The temporal evolution of the spectrum shape, its strong dependence on the laser beam energy in the signals of all EMPs, target current and target voltage probes indicate that the processes in the laser–plasma and/or the interaction of the emitted charged particles with the strong electric and magnetic fields play a significant role in the EMP emission. A theory that accurately describes the broadening of the EMP spectrum and its evolution over time is still the subject of ongoing research. In the next experiments, we will focus especially on distinguishing the originally emitted EMP from the reflected waves. In addition, we believe that we can increase the bandwidth of EMP measurements outside the chamber, which is limited by cable attenuation due to cable length. An important aspect of further research is laser focus diagnostics, which would help evaluate the focus diameter and, consequently, the laser intensity, and improve the shot-to-shot fluctuation of the results.

The systematic experiments performed show that the bandwidth of the EMP increases as the energy of the sub-nanosecond laser beam is increased. This effect was observed in the signals of all EMP detectors, including the target current and target voltage probes.
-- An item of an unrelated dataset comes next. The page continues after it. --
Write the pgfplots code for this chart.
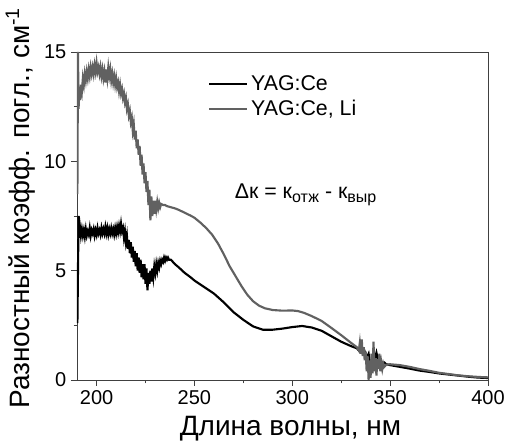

The maximum target currents observed by the inductive probe approached 1.3 kA and the maximum detected voltage to which the target coupled to 50 $\Omega$ was charged exceeded 80 kV at laser energies of about 600 J. Both the target current and voltage pulses grew shorter as the laser energy increased and, above 150 J, both were followed by a negative overshoot. Dividing the target voltage signals by the 50 $\Omega$ impedance, we obtain currents corresponding to the values obtained by the inductive current probe.

Using B-dot and D-dot probes within the target chamber, the maximum frequency of the raw signals (without spectral equalization) exceeds 9 GHz at the laser beam energies of about 600 J. Considering the attenuation of the cables used and the limited bandwidth of both the B-dot and D-dot probes, it can be assumed that the higher frequency components of the signals presented are underestimated. The relatively broadband EMP spectrum has a time evolution with a sharp fade at about 5 ns or less, which is visible in the spectrograms.

The signal bandwidth broadening was observed in all target configurations used: a massively grounded 5 mm thick copper bar and $10\ \mathrm{mm} \times 10\ \mathrm{mm}\times 1\ \mathrm{mm}$ copper rectangular plate grounded by copper braid, via a 50 $\Omega$ high-voltage divider, and insulated from the ground. The energy of the detected EMP signals was several times lower in the isolated target shots than in the grounded target shots. The observed effects were reproducible over several shots.

It is generally accepted that laser-driven EMP is not generated by a single mechanism, for example, the target current and its spectrum must be influenced by the eigenfrequencies of the surrounding hardware. The energy-dependent spectral broadening and centroid shift observed in our experiment confirm that other mechanisms may play an important role in EMP production besides antenna emission from the target stalk. Further work is needed to establish whether this is connected to the escaping hot electron distribution, multi-nanosecond evolution of the laser-plasma or some other processes.